Upload sample invoices to train the learning instance, verify the extracted data, and fix validation errors.

Prerequisites

Upload sample invoices to a learning instance to test the learning instance's data extraction capabilities. If a document requires manual validation, the system sends it to the Validator, where you must manually enter the correct data.

Procedure

  1. Upload documents to the learning instance:
    Note: Community Edition can process a maximum of five documents at a time. You must wait for a document to successfully complete processing (and validation if necessary) to upload another document.
    1. Click Process documents.
    2. In the Process Documents window, click Browse to select the files to upload.
    3. In the Download data to field, enter the file path where the extracted data is output to a CSV file.
    4. Click Process documents.
      The Bot Runner window appears. The window disappears when the documents are done processing. Refresh the Learning instances table to see the updated metrics.

If there is a value next to the Validate documents link, you must manually validate the fields with errors. Otherwise, proceed to step 2b to review the extracted data.

  1. Fix the validation errors
    1. Click Validate documents.
      The Automation Co-Pilot Task Manager opens in a new tab, with the first failed document in queue.

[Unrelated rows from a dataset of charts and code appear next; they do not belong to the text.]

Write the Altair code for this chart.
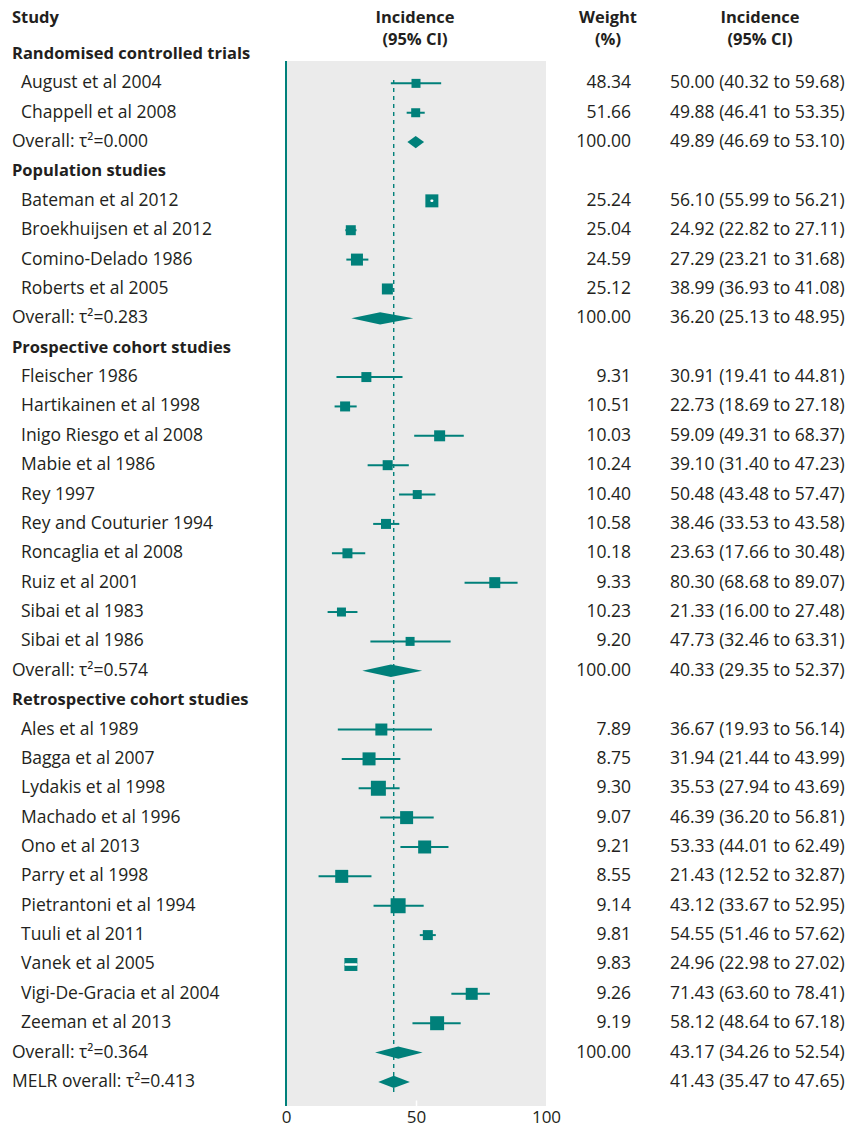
import altair as alt
import pandas as pd

# ---- study data -------------------------------------------------------
group_names = [
    "Randomised controlled trials",
    "Population studies",
    "Prospective cohort studies",
    "Retrospective cohort studies",
]

studies = [
    ["August et al 2004", "Chappell et al 2008"],
    ["Bateman et al 2012", "Broekhuijsen et al 2012", "Comino-Delado 1986", "Roberts et al 2005"],
    ["Fleischer 1986", "Hartikainen et al 1998", "Inigo Riesgo et al 2008", "Mabie et al 1986",
     "Rey 1997", "Rey and Couturier 1994", "Roncaglia et al 2008", "Ruiz et al 2001",
     "Sibai et al 1983", "Sibai et al 1986"],
    ["Ales et al 1989", "Bagga et al 2007", "Lydakis et al 1998", "Machado et al 1996",
     "Ono et al 2013", "Parry et al 1998", "Pietrantoni et al 1994", "Tuuli et al 2011",
     "Vanek et al 2005", "Vigi-De-Gracia et al 2004", "Zeeman et al 2013"],
]

weights = [
    [48.34, 51.66],
    [25.24, 25.04, 24.59, 25.12],
    [9.31, 10.51, 10.03, 10.24, 10.40, 10.58, 10.18, 9.33, 10.23, 9.20],
    [7.89, 8.75, 9.30, 9.07, 9.21, 8.55, 9.14, 9.81, 9.83, 9.26, 9.19],
]

incidence = [
    [50.00, 49.88],
    [56.10, 24.92, 27.29, 38.99],
    [30.91, 22.73, 59.09, 39.10, 50.48, 38.46, 23.63, 80.30, 21.33, 47.73],
    [36.67, 31.94, 35.53, 46.39, 53.33, 21.43, 43.12, 54.55, 24.96, 71.43, 58.12],
]

ci_low = [
    [40.32, 46.41],
    [55.99, 22.82, 23.21, 36.93],
    [19.41, 18.69, 49.31, 31.40, 43.48, 33.53, 17.66, 68.68, 16.00, 32.46],
    [19.93, 21.44, 27.94, 36.20, 44.01, 12.52, 33.67, 51.46, 22.98, 63.60, 48.64],
]

ci_high = [
    [59.68, 53.35],
    [56.21, 27.11, 31.68, 41.08],
    [44.81, 27.18, 68.37, 47.23, 57.47, 43.58, 30.48, 89.07, 27.48, 63.31],
    [56.14, 43.99, 43.69, 56.81, 62.49, 32.87, 52.95, 57.62, 27.02, 78.41, 67.18],
]

# relative weight behind each study's box
box_weight = [
    [0.81, 0.81],
    [1.69, 1.00, 1.44, 1.21],
    [1.00, 1.00, 1.21, 1.00, 0.81, 1.00, 1.00, 1.21, 0.81, 0.81],
    [1.44, 1.69, 2.25, 1.69, 1.69, 1.69, 2.25, 1.00, 1.69, 1.44, 1.96],
]

# pooled estimates per group
tau2 = ["0.000", "0.283", "0.574", "0.364"]
pooled_est = [49.89, 36.20, 40.33, 43.17]
pooled_low = [46.69, 25.13, 29.35, 34.26]
pooled_high = [53.10, 48.95, 52.37, 52.54]

melr_tau2 = "0.413"
melr_est, melr_low, melr_high = 41.43, 35.47, 47.65

# ---- build row tables -------------------------------------------------
rows = []
r = 0
for g, name in enumerate(group_names):
    rows.append(dict(row=r, label=name, kind="group"))
    r += 1
    for s, study in enumerate(studies[g]):
        rows.append(dict(row=r, label=study, kind="study",
                         est=incidence[g][s], lo=ci_low[g][s], hi=ci_high[g][s],
                         weight=weights[g][s], box=box_weight[g][s]))
        r += 1
    rows.append(dict(row=r, label=f"Overall: \u03c4\u00b2={tau2[g]}", kind="overall",
                     est=pooled_est[g], lo=pooled_low[g], hi=pooled_high[g], weight=100.0))
    r += 1
rows.append(dict(row=r, label=f"MELR overall: \u03c4\u00b2={melr_tau2}", kind="melr",
                 est=melr_est, lo=melr_low, hi=melr_high))
df = pd.DataFrame(rows)
df["wtext"] = df["weight"].map(lambda w: f"{w:.2f}" if pd.notna(w) else "")
df["citext"] = df.apply(
    lambda d: f"{d.est:.2f} ({d.lo:.2f} to {d.hi:.2f})" if pd.notna(d.est) else "", axis=1)

study_df = df[df.kind == "study"].copy()
# confidence intervals well inside their box are drawn in white on top of it
PX_PER_UNIT = 2.6
study_df["inside"] = (study_df.hi - study_df.lo) * PX_PER_UNIT < 0.9 * (study_df.box ** 0.5) * 10

HALF_H = 0.21  # diamond half height in row units
diamond_pts = []
for _, d in df[df.kind.isin(["overall", "melr"])].iterrows():
    diamond_pts += [
        dict(id=d.row, x=d.lo, y=d.row, y2=d.row),
        dict(id=d.row, x=d.est, y=d.row - HALF_H, y2=d.row + HALF_H),
        dict(id=d.row, x=d.hi, y=d.row, y2=d.row),
    ]
diamonds = pd.DataFrame(diamond_pts)

# ---- styling ----------------------------------------------------------
TEAL = "#00807a"
PANEL = "#ebebeb"
INK = "#231f20"
FONT = "Open Sans"
FS = 17.5
FS_BOLD = 16.5
W, H = 854, 1129
X0 = 286  # pixel position of incidence 0

xscale = alt.Scale(domain=[-X0 / PX_PER_UNIT, (W - X0) / PX_PER_UNIT], nice=False, zero=False)
ROW_PX = 29.37
TOP = 54
yscale = alt.Scale(domain=[-TOP / ROW_PX, (H - TOP) / ROW_PX], reverse=True, nice=False, zero=False)

xaxis = alt.Axis(values=[0, 50, 100], orient="bottom", offset=-29, domain=False, grid=False,
                 tickSize=6, tickWidth=1.5,
                 tickColor={"expr": "datum.value == 50 ? 'white' : 'transparent'"},
                 labelFont=FONT, labelFontSize=17, labelColor=INK, labelPadding=3,
                 title=None, zindex=1)

panel = alt.Chart(pd.DataFrame({"a": [0]})).mark_rect(color=PANEL).encode(
    x=alt.value(X0), x2=alt.value(X0 + 260), y=alt.value(61), y2=alt.value(1106))

zero_line = alt.Chart(pd.DataFrame({"x": [0]})).mark_rule(color=TEAL, strokeWidth=2).encode(
    x=alt.X("x:Q", scale=xscale, axis=xaxis), y=alt.value(61), y2=alt.value(1106))

melr_line = alt.Chart(pd.DataFrame({"x": [melr_est]})).mark_rule(
    color=TEAL, strokeWidth=1.4, strokeDash=[4, 4]).encode(
    x=alt.X("x:Q", scale=xscale), y=alt.value(80), y2=alt.value(1092))

ci_lines = alt.Chart(study_df[~study_df.inside]).mark_rule(color=TEAL, strokeWidth=2).encode(
    x=alt.X("lo:Q", scale=xscale), x2="hi:Q", y=alt.Y("row:Q", scale=yscale, axis=None))

boxes = alt.Chart(study_df).mark_square(color=TEAL, opacity=1, filled=True).encode(
    x=alt.X("est:Q", scale=xscale), y=alt.Y("row:Q", scale=yscale),
    size=alt.Size("box:Q", scale=alt.Scale(domain=[0, 2.25], range=[0, 225], zero=True), legend=None))

ci_inner = alt.Chart(study_df[study_df.inside]).mark_rule(
    color="white", strokeWidth=2.5, strokeCap="round").encode(
    x=alt.X("lo:Q", scale=xscale), x2="hi:Q", y=alt.Y("row:Q", scale=yscale))

diamond = alt.Chart(diamonds).mark_area(color=TEAL, opacity=1, orient="vertical").encode(
    x=alt.X("x:Q", scale=xscale), y=alt.Y("y:Q", scale=yscale), y2="y2:Q", detail="id:N")


def txt(data, size=FS, **kw):
    return alt.Chart(data).mark_text(font=FONT, fontSize=size, color=INK, baseline="middle", **kw)


group_txt = txt(df[df.kind == "group"], size=FS_BOLD, align="left", fontWeight="bold").encode(
    x=alt.value(12), y=alt.Y("row:Q", scale=yscale), text="label:N")
study_txt = txt(df[df.kind == "study"], align="left").encode(
    x=alt.value(21), y=alt.Y("row:Q", scale=yscale), text="label:N")
overall_txt = txt(df[df.kind.isin(["overall", "melr"])], align="left").encode(
    x=alt.value(12), y=alt.Y("row:Q", scale=yscale), text="label:N")
weight_txt = txt(df[df.wtext != ""], align="right").encode(
    x=alt.value(631), y=alt.Y("row:Q", scale=yscale), text="wtext:N")
ci_txt = txt(df[df.citext != ""], align="left").encode(
    x=alt.value(670), y=alt.Y("row:Q", scale=yscale), text="citext:N")

headers = pd.DataFrame([
    dict(t="Study", x=12, y=18, a="left"),
    dict(t="Incidence", x=415, y=18, a="center"),
    dict(t="(95% CI)", x=415, y=40, a="center"),
    dict(t="Weight", x=608, y=18, a="center"),
    dict(t="(%)", x=608, y=40, a="center"),
    dict(t="Incidence", x=760, y=18, a="center"),
    dict(t="(95% CI)", x=760, y=40, a="center"),
])
head_layers = []
for _, h in headers.iterrows():
    head_layers.append(
        alt.Chart(pd.DataFrame({"t": [h.t]})).mark_text(
            font=FONT, fontSize=FS_BOLD, color=INK, fontWeight="bold", baseline="middle", align=h.a
        ).encode(x=alt.value(int(h.x)), y=alt.value(int(h.y)), text="t:N"))

chart = alt.layer(
    panel, zero_line, melr_line, ci_lines, boxes, ci_inner, diamond,
    group_txt, study_txt, overall_txt, weight_txt, ci_txt, *head_layers
).properties(
    width=W, height=H, autosize=alt.AutoSizeParams(type="none"), padding=0,
    background="white"
).configure_view(stroke=None)

chart.save("out.html", embed_options={"renderer": "svg", "actions": False})
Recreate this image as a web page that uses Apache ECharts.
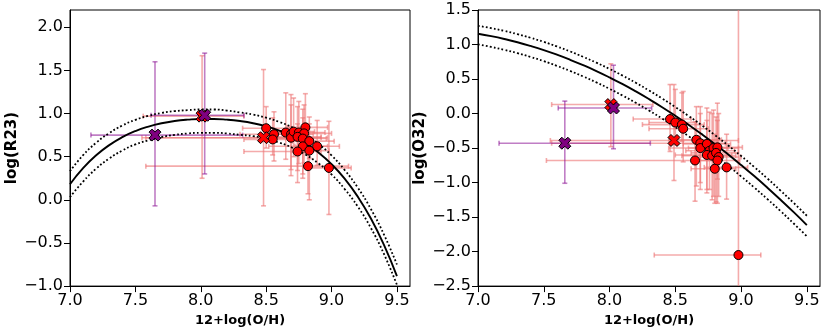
<!DOCTYPE html>
<html>
<head>
<meta charset="utf-8">
<script src="https://cdn.jsdelivr.net/npm/echarts@6/dist/echarts.min.js"></script>
<style>
html, body { margin: 0; padding: 0; background: #fff; }
#main { width: 830px; height: 332px; }
</style>
</head>
<body>
<div id="main"></div>
<script>
// calibration curves, sampled every 0.1 dex
var curveX = [7.0, 7.1, 7.2, 7.3, 7.4, 7.5, 7.6, 7.7, 7.8, 7.9, 8.0, 8.1, 8.2, 8.3, 8.4, 8.5, 8.6, 8.7, 8.8, 8.9, 9.0, 9.1, 9.2, 9.3, 9.4, 9.5]
var r23Fit = [0.181, 0.367, 0.516, 0.634, 0.726, 0.797, 0.849, 0.887, 0.913, 0.929, 0.937, 0.937, 0.929, 0.913, 0.888, 0.852, 0.803, 0.739, 0.655, 0.548, 0.414, 0.246, 0.038, -0.214, -0.520, -0.885]
var r23Up = [0.331, 0.517, 0.661, 0.774, 0.861, 0.927, 0.974, 1.007, 1.028, 1.039, 1.047, 1.047, 1.034, 1.013, 0.988, 0.952, 0.903, 0.839, 0.755, 0.648, 0.514, 0.346, 0.143, -0.104, -0.400, -0.750]
var r23Low = [0.031, 0.212, 0.361, 0.479, 0.571, 0.642, 0.689, 0.727, 0.753, 0.769, 0.777, 0.777, 0.769, 0.753, 0.738, 0.707, 0.663, 0.604, 0.525, 0.423, 0.294, 0.126, -0.077, -0.324, -0.625, -0.985]
var o32Fit = [1.156, 1.121, 1.080, 1.033, 0.979, 0.919, 0.852, 0.779, 0.700, 0.615, 0.523, 0.425, 0.320, 0.209, 0.092, -0.032, -0.162, -0.298, -0.440, -0.589, -0.745, -0.906, -1.074, -1.249, -1.429, -1.616]
var o32Up = [1.271, 1.237, 1.197, 1.150, 1.097, 1.038, 0.972, 0.900, 0.821, 0.737, 0.646, 0.549, 0.445, 0.334, 0.218, 0.095, -0.034, -0.169, -0.311, -0.459, -0.614, -0.774, -0.941, -1.116, -1.295, -1.481]
var o32Low = [1.001, 0.965, 0.923, 0.875, 0.820, 0.759, 0.691, 0.617, 0.537, 0.451, 0.358, 0.260, 0.155, 0.044, -0.073, -0.197, -0.327, -0.463, -0.605, -0.754, -0.910, -1.071, -1.239, -1.413, -1.593, -1.778]

// left panel: red circles (value, error bar ends)
var r23X = [8.50, 8.56, 8.55, 8.65, 8.69, 8.69, 8.71, 8.75, 8.80, 8.79, 8.74, 8.78, 8.83, 8.78, 8.89, 8.74, 8.83, 8.82, 8.98]
var r23Y = [0.83, 0.76, 0.70, 0.78, 0.76, 0.72, 0.79, 0.78, 0.84, 0.77, 0.73, 0.71, 0.68, 0.62, 0.62, 0.56, 0.57, 0.39, 0.37]
var r23XLo = [8.32, 8.30, 8.33, 8.50, 8.55, 7.58, 8.56, 8.60, 8.66, 8.62, 8.50, 8.55, 8.70, 8.52, 8.72, 8.33, 8.70, 7.58, 8.82]
var r23XHi = [8.68, 8.80, 8.77, 8.82, 8.86, 8.92, 8.87, 8.95, 8.97, 9.00, 8.92, 8.96, 9.02, 8.97, 9.06, 8.92, 8.98, 9.13, 9.15]
var r23YLo = [0.60, 0.45, 0.52, 0.47, 0.35, 0.28, 0.50, 0.42, 0.55, 0.43, 0.34, 0.30, 0.48, 0.25, 0.40, 0.20, 0.00, 0.07, -0.17]
var r23YHi = [1.08, 1.02, 0.95, 1.24, 1.22, 1.10, 1.18, 1.14, 1.23, 1.10, 1.08, 1.05, 0.96, 0.95, 0.92, 0.88, 0.88, 0.72, 0.91]
// left panel: red crosses
var r23CrossX = [8.48, 8.01]
var r23CrossY = [0.72, 0.97]
var r23CrossXLo = [7.55, 7.56]
var r23CrossXHi = [8.97, 8.33]
var r23CrossYLo = [-0.07, 0.25]
var r23CrossYHi = [1.51, 1.67]
// left panel: purple crosses
var r23PurpX = [7.65, 8.03]
var r23PurpY = [0.75, 0.98]
var r23PurpXLo = [7.16, 7.62]
var r23PurpXHi = [8.32, 8.33]
var r23PurpYLo = [-0.07, 0.30]
var r23PurpYHi = [1.60, 1.70]

// right panel: red circles
var o32X = [8.46, 8.50, 8.55, 8.56, 8.66, 8.69, 8.69, 8.74, 8.76, 8.79, 8.82, 8.74, 8.78, 8.81, 8.83, 8.82, 8.65, 8.80, 8.89, 8.98]
var o32Y = [-0.08, -0.13, -0.16, -0.22, -0.38, -0.43, -0.50, -0.44, -0.54, -0.50, -0.49, -0.60, -0.61, -0.57, -0.63, -0.68, -0.68, -0.80, -0.78, -2.05]
var o32XLo = [8.18, 8.30, 8.25, 8.30, 8.45, 7.56, 8.45, 8.56, 8.58, 8.60, 8.66, 8.50, 8.55, 8.62, 8.68, 8.66, 7.52, 8.62, 8.72, 8.34]
var o32XHi = [8.62, 8.66, 8.72, 8.75, 8.85, 8.88, 8.90, 8.92, 8.95, 8.98, 9.01, 8.93, 8.96, 8.98, 9.00, 8.99, 8.80, 8.96, 9.05, 9.15]
var o32YLo = [-0.55, -0.45, -0.40, -0.70, -1.05, -1.00, -1.10, -1.15, -1.10, -1.20, -0.95, -1.10, -1.25, -1.28, -1.20, -1.30, -1.27, -1.30, -1.24, -3.00]
var o32YHi = [0.42, 0.35, 0.30, 0.32, 0.10, 0.10, 0.00, 0.08, 0.02, 0.05, 0.15, -0.10, 0.00, -0.05, 0.00, -0.10, -0.12, -0.30, -0.30, 2.00]
// right panel: red crosses
var o32CrossX = [8.49, 8.01]
var o32CrossY = [-0.39, 0.13]
var o32CrossXLo = [7.55, 7.56]
var o32CrossXHi = [8.98, 8.33]
var o32CrossYLo = [-0.97, -0.48]
var o32CrossYHi = [0.42, 0.72]
// right panel: purple crosses
var o32PurpX = [7.66, 8.03]
var o32PurpY = [-0.43, 0.08]
var o32PurpXLo = [7.16, 7.61]
var o32PurpXHi = [8.31, 8.32]
var o32PurpYLo = [-1.01, -0.51]
var o32PurpYHi = [0.18, 0.70]

var xTicks = [7.0, 7.5, 8.0, 8.5, 9.0, 9.5]
var r23Ticks = [-1.0, -0.5, 0.0, 0.5, 1.0, 1.5, 2.0]
var o32Ticks = [-2.5, -2.0, -1.5, -1.0, -0.5, 0.0, 0.5, 1.0, 1.5]

var FONT = 'DejaVu Sans'
var PINK = 'rgba(238,120,120,0.62)'
var PURPLE = 'rgba(140,20,150,0.55)'
var CROSS = 'path://M-5,-2.5L-2.5,-5L0,-2.5L2.5,-5L5,-2.5L2.5,0L5,2.5L2.5,5L0,2.5L-2.5,5L-5,2.5L-2.5,0Z'

function zip (xs, ys) {
    return xs.map(function (x, i) { return [x, ys[i]] })
}
function errRows (x, y, xlo, xhi, ylo, yhi) {
    return x.map(function (v, i) { return [v, y[i], xlo[i], xhi[i], ylo[i], yhi[i]] })
}
function fmt (v) {
    return (v < 0 ? '\u2212' : '') + Math.abs(v).toFixed(1)
}

function errSeries (idx, rows, color) {
    return {
        type: 'custom',
        xAxisIndex: idx,
        yAxisIndex: idx,
        clip: true,
        silent: true,
        encode: { x: 0, y: 1 },
        data: rows,
        z: 1,
        renderItem: function (params, api) {
            var x = api.value(0), y = api.value(1)
            var a = api.coord([api.value(2), y]), b = api.coord([api.value(3), y])
            var c = api.coord([x, api.value(4)]), d = api.coord([x, api.value(5)])
            var h = 2.5
            var st = { stroke: color, lineWidth: 1.6, fill: null }
            function seg (x1, y1, x2, y2) {
                return { type: 'line', shape: { x1: x1, y1: y1, x2: x2, y2: y2 }, style: st }
            }
            return {
                type: 'group',
                children: [
                    seg(a[0], a[1], b[0], b[1]),
                    seg(a[0], a[1] - h, a[0], a[1] + h),
                    seg(b[0], b[1] - h, b[0], b[1] + h),
                    seg(c[0], c[1], d[0], d[1]),
                    seg(c[0] - h, c[1], c[0] + h, c[1]),
                    seg(d[0] - h, d[1], d[0] + h, d[1])
                ]
            }
        }
    }
}
function curve (idx, ys, dotted) {
    return {
        type: 'line',
        xAxisIndex: idx,
        yAxisIndex: idx,
        data: zip(curveX, ys),
        symbol: 'none',
        smooth: true,
        silent: true,
        z: 2,
        lineStyle: { color: '#000', width: dotted ? 1.8 : 1.9, type: dotted ? [1.8, 2.2] : 'solid' }
    }
}
function marks (idx, xs, ys, symbol, size, color, z) {
    return {
        type: 'scatter',
        xAxisIndex: idx,
        yAxisIndex: idx,
        data: zip(xs, ys),
        symbol: symbol,
        symbolSize: size,
        z: z,
        itemStyle: { color: color, borderColor: '#000', borderWidth: 1, opacity: 1 }
    }
}
function xAxisFor (idx) {
    return {
        gridIndex: idx,
        type: 'value',
        min: 7.0,
        max: 9.6,
        interval: 0.5,
        name: '12+log(O/H)',
        nameLocation: 'middle',
        nameGap: 25,
        nameTextStyle: { fontFamily: FONT, fontSize: 13, fontWeight: 'bold', color: '#000' },
        axisLine: { onZero: false, lineStyle: { color: '#000', width: 1 } },
        axisTick: { inside: false, length: 6, customValues: xTicks, lineStyle: { color: '#000', width: 1 } },
        axisLabel: { customValues: xTicks, formatter: fmt, fontFamily: FONT, fontSize: 16, color: '#000', margin: 7 },
        splitLine: { show: false }
    }
}
function yAxisFor (idx, name, min, max, ticks) {
    return {
        gridIndex: idx,
        type: 'value',
        min: min,
        max: max,
        interval: 0.5,
        name: name,
        nameLocation: 'middle',
        nameGap: 50,
        nameTextStyle: { fontFamily: FONT, fontSize: 15, fontWeight: 'bold', color: '#000' },
        axisLine: { onZero: false, lineStyle: { color: '#000', width: 1 } },
        axisTick: { inside: false, length: 6, customValues: ticks, lineStyle: { color: '#000', width: 1 } },
        axisLabel: { customValues: ticks, formatter: fmt, fontFamily: FONT, fontSize: 16, color: '#000', margin: 7 },
        splitLine: { show: false }
    }
}

var chart = echarts.init(document.getElementById('main'), null, { renderer: 'canvas' })
chart.setOption({
    animation: false,
    backgroundColor: '#fff',
    grid: [
        { left: 70, right: 420, top: 10, bottom: 44, show: true, borderColor: '#000', borderWidth: 1 },
        { left: 478, right: 10, top: 10, bottom: 44, show: true, borderColor: '#000', borderWidth: 1 }
    ],
    xAxis: [xAxisFor(0), xAxisFor(1)],
    yAxis: [
        yAxisFor(0, 'log(R23)', -1.0, 2.2, r23Ticks),
        yAxisFor(1, 'log(O32)', -2.5, 1.5, o32Ticks)
    ],
    series: [
        // R23 panel
        errSeries(0, errRows(r23X, r23Y, r23XLo, r23XHi, r23YLo, r23YHi), PINK),
        errSeries(0, errRows(r23CrossX, r23CrossY, r23CrossXLo, r23CrossXHi, r23CrossYLo, r23CrossYHi), PINK),
        errSeries(0, errRows(r23PurpX, r23PurpY, r23PurpXLo, r23PurpXHi, r23PurpYLo, r23PurpYHi), PURPLE),
        curve(0, r23Fit, false),
        curve(0, r23Up, true),
        curve(0, r23Low, true),
        marks(0, r23X, r23Y, 'circle', 9, '#ff0000', 3),
        marks(0, r23CrossX, r23CrossY, CROSS, 12, '#ff0000', 4),
        marks(0, r23PurpX, r23PurpY, CROSS, 12, '#800080', 5),
        // O32 panel
        errSeries(1, errRows(o32X, o32Y, o32XLo, o32XHi, o32YLo, o32YHi), PINK),
        errSeries(1, errRows(o32CrossX, o32CrossY, o32CrossXLo, o32CrossXHi, o32CrossYLo, o32CrossYHi), PINK),
        errSeries(1, errRows(o32PurpX, o32PurpY, o32PurpXLo, o32PurpXHi, o32PurpYLo, o32PurpYHi), PURPLE),
        curve(1, o32Fit, false),
        curve(1, o32Up, true),
        curve(1, o32Low, true),
        marks(1, o32X, o32Y, 'circle', 9, '#ff0000', 3),
        marks(1, o32CrossX, o32CrossY, CROSS, 12, '#ff0000', 4),
        marks(1, o32PurpX, o32PurpY, CROSS, 12, '#800080', 5)
    ]
})
</script>
</body>
</html>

For an introduction to the Validator user interface, see Using the Automation Co-Pilot Task Manager Validator for Document Automation.
    2. Review each field to verify the data type and extracted value.
      Document Automation supports the following data types: text, number, date, address, and check box
      Alternatively, from the drop-down list on the right panel, you can select Show fields that need validation.
      Note: When documents are awaiting validation, if you edit the learning instance, click Reprocess to reattempt extraction.

      Reprocessing documents does not affect the uploaded documents metric.

    3. Update the fields with errors.
      Click the field or draw a box around the values that you want to extract.
      For Automation Anywhere pre-trained models, you can configure the learning instance to extract specific values in a field and ignore others. For more information, see Use validation feedback to extract specific values in a table.
      • To skip a document without correcting errors, click Skip to proceed to the next document in the validation queue.
      • To remove a document that cannot be processed, click Mark as Invalid.
    4. After you make the necessary corrections, click Submit so that the document can finish processing.
      The next document in queue appears. When all the documents are corrected, the system displays a message stating that no more tasks are available.
    5. Close the tab to return to the Learning Instances page.
  2. Verify the output results:
    1. Open the file in the Success folder that contains the extracted data and review the results to ensure that it matches your use case.
      The Microsoft forms return extracted values (OCR data) in the JSON format, such as GUID_0-MSFormTableResult.json. Along with the extracted document data in <<GUID>>_FileName CSV file, the Success folder also shows the extracted table data separately in another CSV files. Based on the number of tables in the document, you can find different CSV files for each table. For example, <<GUID_PAGE_NUMBER-Table_FILENAME_PAGENUMBER_TABLENUMBER.

      With separate table data, you can compare extracted data with Microsoft engine data in the GUID_0-MSFormTableResult.json file.

    2. Optional: Review the Learning Instance dashboard.
      The dashboard displays the total number of uploaded documents and the number of documents pending validation.

Next steps

Congrats! You have now successfully processed your first documents in the Community Edition version of Document Automation.